「ホンネがわかる妻ことば超訳辞典」高草木陽光氏
「ホンネがわかる妻ことば超訳辞典」高草木陽光著
「普通に答えただけなのに、怒られる」「何をしてもダメ出しされる」「いつも機嫌が悪い」などと、妻に対してモヤモヤや不満を持っている「夫」が、実は多いという。小さなすれ違いも、回を重ねれば離婚など大問題に発展しかねないのは自明の理。どうすれば妻を怒らせず、穏やかな日々が過ごせるのか。
「15年前から“夫婦問題カウンセラー”として活動し、約1万人のカウンセリングをしてきました。意外にも、相談者の約半数は男性。年齢はさまざまですが、皆さん、『妻が分からない』とお悩みなんですね。それは、妻の言葉の裏側に隠されている本音に気づいていらっしゃらないからだと思います。夫に理不尽なトバッチリがくることなく幸せな家庭生活を送る方法は、突き詰めると至ってシンプル。夫が『妻ことば』を額面通りに受け取らず、真意に目を向けることです」
本書は、見開き完結の形で、各ページに妻が口にする104の言葉が挙げられ、「超訳」ことその言葉の真意、その際に夫が口にしがちな返答、全体の解説、そして夫の「こじらせない返答例」を紹介している。掲載の「妻ことば」は、世の夫の誰もに、身に覚えがあるはずの言葉ばかりだ。
「例えば、『なんか頭が痛い。風邪ひいたかも』と妻が言う。それは体調の報告をしたいのではなく、いたわりや優しい言葉がほしいときの言葉なんですよ。なのに、夫はそれに気づかず、反射的に『病院行ってきたら?』と答えちゃう。あるいは『オレも』と自分の体調不良をかぶせてアピール。最悪は、『オレのメシは?』。自分中心の返答に、妻が怒るのは無理ありません。こじらせない返答は『大丈夫? 食欲は? 食べられそうなら何か作るよ』『あとは僕がやるから、今日は早く休んで』です」
「夕飯なに食べたい?」と聞かれ、「なんでもいいよ」もNG返答。献立を考えるのが苦痛なとき、また「家族が食べたいものを作ってあげたい」という思いやりから発せられる言葉だから、「今日は僕が何か作ろうか、それとも外に食べに行く?」「(妻の名前)の料理はなんでもおいしいけど、今日はサッパリ系の気分」が模範返答だという。

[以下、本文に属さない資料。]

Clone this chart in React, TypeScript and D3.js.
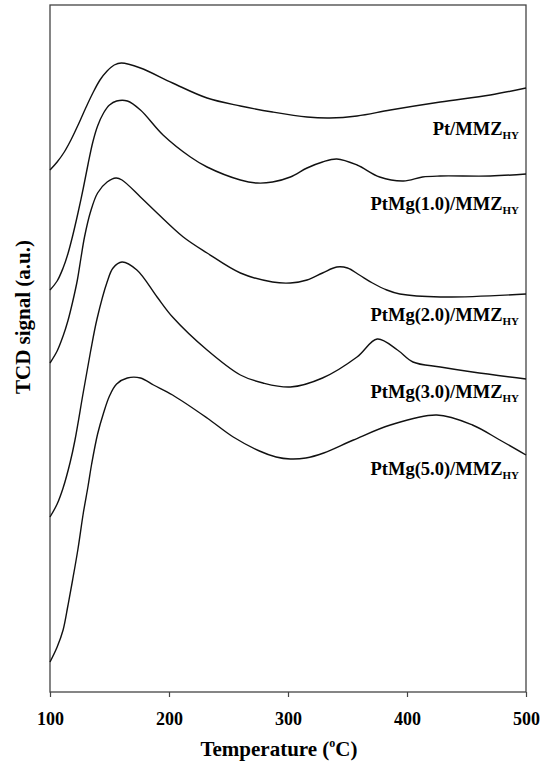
import React, { useEffect, useRef } from 'react';
import * as d3 from 'd3';

// TPR profiles, temperature (oC) vs TCD signal (a.u.), curves offset vertically
const ptMMZ: [number, number][] = [
  [100, 522], [106, 530], [112, 540], [118, 553], [124, 568], [130, 584], [136, 599], [142, 612],
  [148, 621], [154, 627], [160, 629], [176, 624], [203, 609], [232, 594], [260, 586], [287, 580],
  [316, 575], [335, 574], [358, 576], [386, 582], [428, 590], [470, 597], [500, 604]
];
const ptMg10: [number, number][] = [
  [100, 402], [106, 411], [111, 424], [115, 438], [119, 456], [123.5, 479], [128, 504], [132, 528],
  [136, 550], [140, 566], [145, 579], [150, 587], [156, 591], [165, 591], [176, 582], [195, 557],
  [218, 535], [232, 525], [260, 512], [274, 509], [287, 510], [302, 515], [316, 524], [329, 530],
  [341, 533], [358, 527], [377, 515], [397, 511], [413, 515], [428, 516], [470, 516], [500, 518]
];
const ptMg20: [number, number][] = [
  [100, 329], [106, 341], [111, 356], [115, 371], [119, 390], [123, 412], [126, 434], [129, 455],
  [134, 480], [140, 499], [148, 510], [155.5, 514], [160.5, 512], [176, 495], [190, 479], [212, 455],
  [232, 439], [260, 419], [287, 410], [302, 409], [316, 412], [329, 419], [341, 425], [350, 424],
  [360, 417], [371, 409], [383, 402], [394, 398], [428, 395], [500, 398]
];
const ptMg30: [number, number][] = [
  [100, 175], [106, 188], [111, 204], [117, 230], [121, 252], [128, 300], [134, 340], [139.5, 373],
  [148, 410], [153, 424], [160.5, 430], [173, 422], [190, 395], [203, 375], [232, 342], [260, 317],
  [279, 309], [302, 305], [329, 314], [358, 335], [375, 353], [392, 342], [405, 330], [428, 325],
  [455, 320], [500, 313]
];
const ptMg50: [number, number][] = [
  [100, 30], [106, 45], [111, 62], [115, 86], [119, 112], [123.5, 143], [128, 179], [132, 206],
  [135, 228], [140, 258], [145, 279], [150, 296], [156, 308], [165, 314], [176, 314], [187, 307],
  [203, 297], [232, 274], [254, 255], [276, 241], [290, 235], [302, 233], [315, 234], [330, 239],
  [355, 252], [386, 267], [425, 277], [455, 267], [478, 252], [500, 237]
];

const series = [ptMMZ, ptMg10, ptMg20, ptMg30, ptMg50];
const seriesNames = ['Pt/MMZ', 'PtMg(1.0)/MMZ', 'PtMg(2.0)/MMZ', 'PtMg(3.0)/MMZ', 'PtMg(5.0)/MMZ'];
const labelSignal = [557, 482, 371, 294, 217];
const xTicks = [100, 200, 300, 400, 500];

const W = 541, H = 764;
const left = 50, right = 526, top = 5, bottom = 692;
const FONT = '"Liberation Serif", "Times New Roman", serif';

const App = () => {
  const xAxisRef = useRef<SVGGElement>(null);

  const x = d3.scaleLinear().domain([100, 500]).range([left, right]);
  const y = d3.scaleLinear().domain([0, 687]).range([bottom, top]);

  const line = d3
    .line<[number, number]>()
    .x(d => x(d[0]))
    .y(d => y(d[1]))
    .curve(d3.curveCatmullRom.alpha(0.5));

  useEffect(() => {
    const g = d3.select(xAxisRef.current);
    g.selectAll('*').remove();
    g.call(d3.axisBottom(x).tickValues(xTicks).tickSize(5).tickSizeOuter(0).tickFormat(d3.format('d')));
    g.select('.domain').remove();
    g.selectAll('.tick line').attr('stroke', '#444').attr('stroke-width', 1.2);
    g.selectAll('.tick text')
      .attr('y', 33)
      .attr('dy', 0)
      .style('font-family', FONT)
      .style('font-size', '18px')
      .style('font-weight', 'bold')
      .attr('fill', '#000');
  }, []);

  return (
    <svg width={W} height={H} style={{ position: 'absolute', left: 0, top: 0, background: '#fff' }}>
      <rect x={left} y={top} width={right - left} height={bottom - top} fill="none" stroke="#444" strokeWidth={1.3} />
      <g ref={xAxisRef} transform={`translate(0,${bottom})`} />
      {series.map((s, i) => (
        <path key={i} d={line(s) || ''} fill="none" stroke="#111" strokeWidth={1.4} />
      ))}
      {seriesNames.map((n, i) => (
        <text
          key={n}
          x={519}
          y={y(labelSignal[i])}
          textAnchor="end"
          fontFamily={FONT}
          fontWeight="bold"
          fontSize={18.5}
        >
          {n}
          <tspan fontSize={11} dy={4}>HY</tspan>
        </text>
      ))}
      <text x={279} y={756} textAnchor="middle" fontFamily={FONT} fontWeight="bold" fontSize={21}>
        Temperature (<tspan fontSize={12} dy={-9}>o</tspan>
        <tspan dy={9}>C)</tspan>
      </text>
      <text
        transform={`translate(30,317) rotate(-90)`}
        textAnchor="middle"
        fontFamily={FONT}
        fontWeight="bold"
        fontSize={21}
      >
        TCD signal (a.u.)
      </text>
    </svg>
  );
};

export default App;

「妻から質問や詰問をされ、返事できないでいると『すぐそうやって黙る』と怒られませんか? 妻は夫の言葉を10秒も待てないのです。そんなときは、『今すぐには考えがまとまらないから、なんて言ったらいいのか分からないんだ。少し考える時間をちょうだい』と正直な気持ちを言葉にして伝えてください」
夫婦の会話に大切なのは「君の言うこと、分かる」という共感力と、「いつもありがとう」という感謝の気持ち。さらに相手を「褒める」「ねぎらう」ことの習慣化だと著者。全部の事例を暗記したくなるが、それは無理。
本書の末尾に「共感を示したり会話を円滑にしたりする言葉」として、「“そ”れだけ覚えとけ8選」が載っている。「そうそう。そうだね。そうしようー。それいいね」など「そ」から始まる8つの言葉だ。
「まずはこれをマスターして“慣らし運転”してみてください。家の中の雰囲気が激変しますよ」
(青春出版社 1980円)
▽高草木陽光(たかくさぎ・はるみ)夫婦問題カウンセラー。「HaRuカウンセリングオフィス」代表。NHK「あさイチ」など、テレビやラジオの番組に出演も多い。著書に「なぜ夫は何もしないのか なぜ妻は理由もなく怒るのか」など。